Tammy Dubios, the aunt of Aisha and Lailani and sister of their father Geoffrey, told The Daily Advertiser her nieces had a true "spark of life" inside them.
"They were absolutely gorgeous, full of life," Ms Dubois said.
"Actually, there was a lot of the Dubois side in them. There are three of us Dubois sisters, and our mum, all of us are such tomboys and they were too.
"They loved playing in the dirt, the loved motorbikes, they loved getting out and getting dirty."
The girls' maternal aunt, Jazmyne Ford agreed, and told The Daily Advertiser they were "full of smiles".
"They were tomboys but loved pink," Ms Ford said.
"They literally did every single thing together and hated to be apart."
To their maternal grandmother, Ms Ford said, they were known as her "twinsess - twin princesses".
"Everyone who knew them just adored and loved them," Ms Ford said.
Living across the state border in Wangaratta, Ms Ford said the distance has been especially hard amid the COVID-19 travel restrictions.
"Christmas will always be special to me," she said.
"[That was] the last time we were all together. We had a lovely time with them and they were just so full of life and happy."
Ms Dubois recalled a particularly cherished memory from late last year, when the twins were found outside "painting the back fence all sorts of colours".
"I don't think they were meant to, but that's just what they did, they were adventurous," Ms Dubois said.
Aisha and Lailani lost their lives when fire consumed their Mayday Road home on Monday morning.

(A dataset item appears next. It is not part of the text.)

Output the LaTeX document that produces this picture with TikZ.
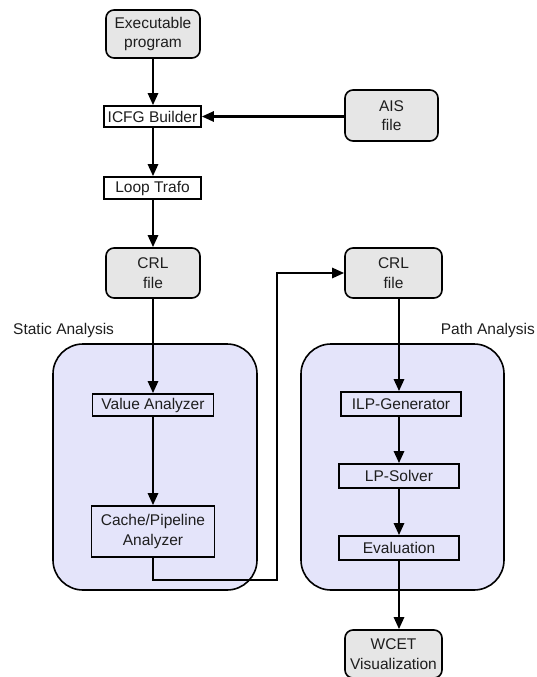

Passersby and firefighters attempted their rescue, but they could not be saved.
Police Strike Force Edmondson has been established to investigate the circumstances that lead to the fatal fire.
Ms Dubois gave account of the harrowing moment she realised what had happened to her beloved nieces.

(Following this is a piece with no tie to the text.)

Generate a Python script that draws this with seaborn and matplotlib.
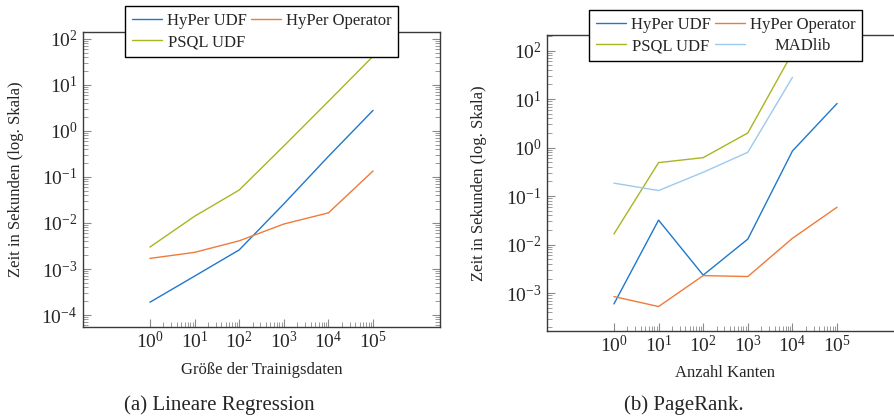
import numpy as np
import pandas as pd
import matplotlib
matplotlib.use("Agg")
import matplotlib.pyplot as plt
import matplotlib.ticker as mticker
import seaborn as sns

# ---- data ----
x_lr = [1, 10, 100, 1000, 10000, 100000]
lr_hyper_udf = [1.9e-4, 7.0e-4, 2.6e-3, 0.026, 0.28, 2.8]
lr_hyper_op = [1.7e-3, 2.3e-3, 4.1e-3, 9.5e-3, 0.0166, 0.135]
lr_psql_udf = [3.0e-3, 0.014, 0.052, 0.47, 4.4, 42]

x_pr = [1, 10, 100, 1000, 10000, 100000]
pr_hyper_udf = [6.0e-4, 0.032, 2.35e-3, 0.013, 0.85, 8.1]
pr_hyper_op = [8.5e-4, 5.3e-4, 2.3e-3, 2.2e-3, 0.0135, 0.059]
x_pr_psql = [1, 10, 100, 1000, 10000]
pr_psql_udf = [0.0166, 0.49, 0.62, 2.0, 90]
x_pr_mad = [1, 10, 100, 1000, 10000]
pr_madlib = [0.185, 0.13, 0.31, 0.8, 28]

series_names = ["HyPer UDF", "HyPer Operator", "PSQL UDF", "MADlib"]
colors = {"HyPer UDF": "#1f78cc", "HyPer Operator": "#ef7b3a",
          "PSQL UDF": "#aab522", "MADlib": "#9ccaee"}
xtick_vals = [1, 10, 100, 1000, 10000, 100000]

captions = ["(a) Lineare Regression", "(b) PageRank."]
xlabels = ["Größe der Trainigsdaten", "Anzahl Kanten"]
ylabel = "Zeit in Sekunden (log. Skala)"

df_lr = pd.concat([
    pd.DataFrame({"x": x_lr, "y": lr_hyper_udf, "s": "HyPer UDF"}),
    pd.DataFrame({"x": x_lr, "y": lr_hyper_op, "s": "HyPer Operator"}),
    pd.DataFrame({"x": x_lr, "y": lr_psql_udf, "s": "PSQL UDF"}),
])
df_pr = pd.concat([
    pd.DataFrame({"x": x_pr, "y": pr_hyper_udf, "s": "HyPer UDF"}),
    pd.DataFrame({"x": x_pr, "y": pr_hyper_op, "s": "HyPer Operator"}),
    pd.DataFrame({"x": x_pr_psql, "y": pr_psql_udf, "s": "PSQL UDF"}),
    pd.DataFrame({"x": x_pr_mad, "y": pr_madlib, "s": "MADlib"}),
])

sns.set_theme(style="ticks")
plt.rcParams["font.family"] = ["Liberation Serif", "DejaVu Serif"]
plt.rcParams["mathtext.fontset"] = "stix"

fig = plt.figure(figsize=(8.95, 4.16), dpi=100)
ax1 = fig.add_axes([83 / 895, 1 - 327 / 416, 357 / 895, 295 / 416])
ax2 = fig.add_axes([547 / 895, 1 - 331 / 416, 357 / 895, 296 / 416])

spine_col = "#3a3a3a"
tick_col = "#8a8a8a"


def style_axes(ax, df, order, ylim, right_ticks):
    sns.lineplot(data=df, x="x", y="y", hue="s", hue_order=order,
                 palette=colors, ax=ax, legend=False, linewidth=1.0,
                 estimator=None, sort=False)
    ax.set_xscale("log")
    ax.set_yscale("log")
    ax.set_xlim(10 ** -1.5, 10 ** 6.5)
    ax.set_ylim(*ylim)
    ax.xaxis.set_major_locator(mticker.FixedLocator(xtick_vals))
    minors = [m * d for d in xtick_vals[:-1] for m in range(2, 10)]
    ax.xaxis.set_minor_locator(mticker.FixedLocator(minors))
    ax.xaxis.set_major_formatter(mticker.LogFormatterMathtext())
    ax.xaxis.set_minor_formatter(mticker.NullFormatter())
    ax.yaxis.set_major_locator(mticker.LogLocator(base=10, numticks=20))
    ax.yaxis.set_minor_locator(mticker.LogLocator(base=10, subs=np.arange(2, 10), numticks=20))
    ax.yaxis.set_major_formatter(mticker.LogFormatterMathtext())
    ax.yaxis.set_minor_formatter(mticker.NullFormatter())
    ax.tick_params(axis="both", which="major", direction="in", length=6,
                   width=0.8, color=tick_col, labelsize=14)
    ax.tick_params(axis="x", which="major", pad=3)
    ax.tick_params(axis="y", which="major", pad=4)
    ax.tick_params(axis="both", which="minor", direction="in", length=3.5,
                   width=0.6, color=tick_col)
    ax.tick_params(axis="x", which="both", top=False, bottom=True)
    ax.tick_params(axis="y", which="both", left=True, right=right_ticks)
    for sp in ax.spines.values():
        sp.set_visible(True)
        sp.set_color(spine_col)
        sp.set_linewidth(1.0)
    ax.set_xlabel("")
    ax.set_ylabel("")


style_axes(ax1, df_lr, series_names[:3], (10 ** -4.26, 10 ** 2.15), True)
style_axes(ax2, df_pr, series_names, (10 ** -3.78, 10 ** 2.32), True)

ax1.set_xlabel(xlabels[0], fontsize=12)
ax1.xaxis.set_label_coords(0.5, -0.119)
ax1.set_ylabel(ylabel, fontsize=12)
ax1.yaxis.set_label_coords(-0.165, 0.5)
ax2.set_xlabel(xlabels[1], fontsize=12)
ax2.xaxis.set_label_coords(0.5, -0.115)
ax2.set_ylabel(ylabel, fontsize=12)
ax2.yaxis.set_label_coords(-0.168, 0.5)


def make_legend(ax, names, anchor_y):
    # row-major order as in the reference (matplotlib fills columns first)
    rows = [names[i:i + 2] for i in range(0, len(names), 2)]
    ordered = [r[0] for r in rows] + [r[1] for r in rows if len(r) > 1]
    handles = [plt.Line2D([], [], color=colors[n], lw=1.0) for n in ordered]
    leg = ax.legend(handles, ordered, loc="upper center",
                    bbox_to_anchor=(0.5, anchor_y), ncol=2, fontsize=12,
                    frameon=True, fancybox=False, framealpha=1.0,
                    edgecolor="black", borderpad=0.4, handlelength=1.8,
                    handletextpad=0.3, columnspacing=0.25, labelspacing=0.33,
                    borderaxespad=0)
    leg.get_frame().set_linewidth(1.0)
    return leg


leg1 = make_legend(ax1, series_names[:3], 1.088)
leg2 = make_legend(ax2, series_names, 1.084)

fig.text(219.5 / 895, 1 - 405 / 416, captions[0], ha="center", va="center", fontsize=15)
fig.text(683.5 / 895, 1 - 405 / 416, captions[1], ha="center", va="center", fontsize=15)

# center legend entries within their column (pgfplots style)
fig.canvas.draw()
renderer = fig.canvas.get_renderer()
for leg, names in [(leg1, series_names[:3]), (leg2, series_names)]:
    texts = {t.get_text(): t for t in leg.get_texts()}
    col2 = [n for i, n in enumerate(names) if i % 2 == 1]
    col1 = [n for i, n in enumerate(names) if i % 2 == 0]
    for col in (col1, col2):
        widths = {n: texts[n].get_window_extent(renderer).width for n in col}
        wmax = max(widths.values())
        for n in col:
            shift = (wmax - widths[n]) / 2.0
            if shift > 1:
                texts[n].set_x(shift)

fig.savefig("out.png", dpi=100)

She had been in Tumut with her brother.
"We pulled into a servo and firies flew past us," she said.
"When we were driving, we were basically following them to Batlow and then a police paddy wagon flew past and I said to my partner, 'that's not good, that's either a car crash or a house fire'.
"Then I smelt the smoke, and I saw it, I just screamed, 'that's my brother's house', it was heartbreaking."

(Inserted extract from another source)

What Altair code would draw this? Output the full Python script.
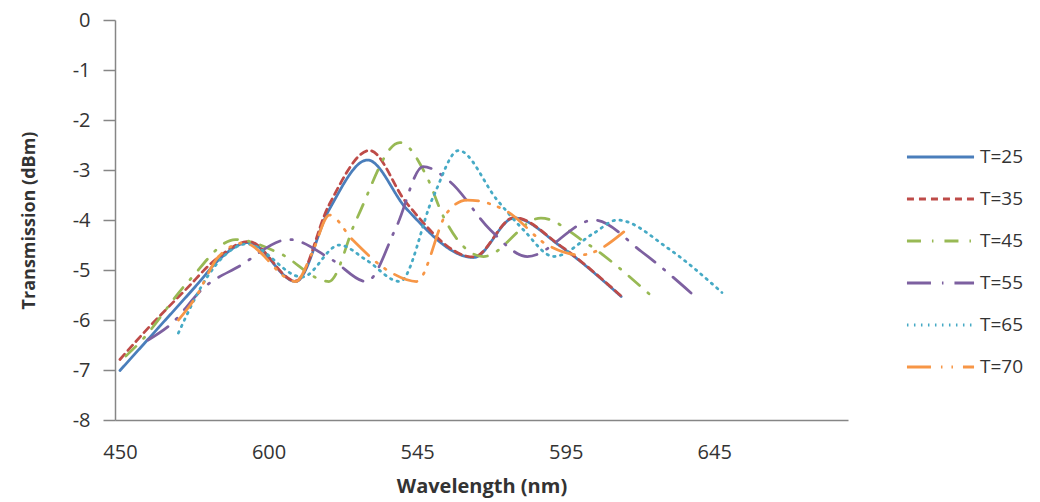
import altair as alt
import pandas as pd

series = ["T=25", "T=35", "T=45", "T=55", "T=65", "T=70"]
colors = ["#4A7EBB", "#BE4B48", "#98B954", "#7D60A0", "#46AAC5", "#F79646"]
dashes = [[1, 0], [7, 5], [14, 11, 1.5, 11], [24, 11, 1.5, 11], [1.5, 5.5], [24, 10, 1.5, 9, 1.5, 10]]

# x = category index of the (category) wavelength axis, y = transmission in dBm
t25_x = [0, 3.86, 7.93, 9.96, 13.0, 17.75, 21.1, 25.0, 28.9, 35.7, 39.8, 44.5, 50.6]
t25_y = [-7.01, -6.16, -5.26, -4.8, -4.45, -5.23, -3.8, -2.8, -3.77, -4.75, -3.96, -4.53, -5.53]

t35_x = [0, 2.2, 6.6, 9.9, 13.0, 17.75, 21.1, 25.2, 28.9, 35.7, 39.8, 44.5, 50.6]
t35_y = [-6.79, -6.3, -5.4, -4.75, -4.43, -5.22, -3.7, -2.61, -3.65, -4.74, -3.95, -4.52, -5.52]

t45_x = [0.6, 2.0, 6.9, 11.66, 16.06, 21.1, 23.85, 28.25, 30.97, 32.65, 36.7, 42.5, 46.85, 53.66]
t45_y = [-6.72, -6.45, -5.23, -4.39, -4.66, -5.23, -4.0, -2.45, -3.13, -3.93, -4.73, -3.96, -4.43, -5.52]

t55_x = [2.85, 5.05, 8.6, 12.0, 17.07, 21.44, 24.87, 27.92, 30.6, 33.3, 37.4, 41.13, 47.87, 52.64, 58.06]
t55_y = [-6.4, -6.1, -5.33, -4.93, -4.39, -4.8, -5.23, -4.13, -2.93, -3.23, -4.2, -4.73, -4.0, -4.63, -5.53]

t65_x = [5.9, 8.94, 10.5, 12.8, 18.4, 22.15, 24.87, 28.25, 31.64, 34.18, 38.08, 40.75, 43.8, 47.87, 50.2, 55.36, 60.77]
t65_y = [-6.26, -5.1, -4.72, -4.48, -5.14, -4.5, -4.8, -5.23, -3.53, -2.61, -3.6, -4.2, -4.73, -4.26, -4.0, -4.57, -5.45]

t70_x = [5.9, 7.6, 9.96, 12.5, 17.75, 19.4, 21.14, 23.5, 27.2, 29.95, 33.0, 35.03, 39.1, 43.16, 46.5, 51.1]
t70_y = [-6.0, -5.56, -4.73, -4.46, -5.23, -4.66, -3.9, -4.4, -5.03, -5.23, -3.86, -3.6, -3.83, -4.5, -4.7, -4.2]

tick_positions = [0, 15, 30, 45, 60]
tick_labels = ["450", "600", "545", "595", "645"]
y_ticks = [-8, -7, -6, -5, -4, -3, -2, -1, 0]

xs = [t25_x, t35_x, t45_x, t55_x, t65_x, t70_x]
ys = [t25_y, t35_y, t45_y, t55_y, t65_y, t70_y]
rows = []
for name, xv, yv in zip(series, xs, ys):
    for a, b in zip(xv, yv):
        rows.append({"series": name, "idx": a, "val": b})
df = pd.DataFrame(rows)

expr = ""
for p, l in zip(tick_positions, tick_labels):
    expr += f"datum.value == {p} ? '{l}' : "
expr += "''"

legend = alt.Legend(
    title=None, orient="none", legendX=790, legendY=116,
    symbolType="stroke", symbolSize=4500, symbolStrokeWidth=3,
    labelFontSize=19, labelColor="#333333", rowPadding=0, labelOffset=4,
    clipHeight=42, padding=0,
)

chart = alt.Chart(df).mark_line(
    interpolate="monotone", strokeWidth=2.75, strokeCap="round"
).encode(
    x=alt.X("idx:Q",
            scale=alt.Scale(domain=[-0.5, 73.5], nice=False, zero=False),
            axis=alt.Axis(values=tick_positions, labelExpr=expr, title="Wavelength (nm)",
                          grid=False, ticks=False, tickSize=0, labelPadding=22,
                          titlePadding=14, labelFontSize=20, titleFontSize=20,
                          titleFontWeight="bold", domainColor="#868686", domainWidth=1.5,
                          labelColor="#333333", titleColor="#333333")),
    y=alt.Y("val:Q",
            scale=alt.Scale(domain=[-8, 0], nice=False, zero=False),
            axis=alt.Axis(values=y_ticks, labelExpr="datum.value + ''",
                          title="Transmission (dBm)",
                          grid=False, tickSize=12, tickColor="#868686", tickWidth=1.5,
                          domainColor="#868686", domainWidth=1.5, labelPadding=13,
                          titlePadding=34, labelFontSize=20, titleFontSize=18,
                          titleFontWeight="bold", labelColor="#333333",
                          titleColor="#333333")),
    color=alt.Color("series:N", sort=series,
                    scale=alt.Scale(domain=series, range=colors), legend=legend),
    strokeDash=alt.StrokeDash("series:N", sort=series,
                              scale=alt.Scale(domain=series, range=dashes), legend=legend),
).properties(
    width=733, height=400,
    autosize=alt.AutoSizeParams(type="none"),
    padding={"left": 115, "top": 20, "right": 192, "bottom": 82},
    background="white",
).configure(font="Open Sans").configure_view(stroke=None)

chart.save("out.html", embed_options={"renderer": "svg", "actions": False})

Ms Dubois also lives in the small town, within proximity of the now-destroyed Mayday Road dwelling.
"Every time I walk out, I see it. Looking out my window, I see it, everywhere I look, I see it and it breaks my heart again," she said.
"It just doesn't seem like this is real life. It's like something from a movie or something, you can't believe it's happened. I just feel numb inside."
In the wake of the devastating fire, family members of the girls' mother began a GoFundMe page that has garnered more than $10,000 in a day.
The page was started by the girls' maternal uncle, Levi Ford, who living in Queensland, never had the chance to meet his nieces in person.
"Unfortunately I never got the opportunity to meet them, and never will," Mr Ford told The Daily Advertiser.
"Every time I would FaceTime with them they would always be smiling and laughing, always getting up to mischief."
The house was destroyed along with much of the mother's and six-year-old brother Dominic's belongings. Mr Ford started the GoFundMe as a way to help his sister rebuild her life.
"At the moment I'm not sure if I can make it down to my sister's," he said.
"My nephew lost everything in the fire not only his twin sisters. The last thing my sister needs is to have to worry about money."
Originally, the crowdfunder target was placed as $2000, but within 12 hours it had far exceeded that.
"I'm just so grateful and amazed by the kindness and generosity from the people who have donated," he said.
"I understand things are tough right now with everything going on and I really do appreciate everything everyone has done for my sister and the family."
In light of the crowdfunder, Ms Dubois said she too had been filled with hope to see so many people, even strangers, coming to the family's aid at this time.
"It's amazing how people have cared, there's been some who have donated like $500 at a time for a family they don't even know," she said.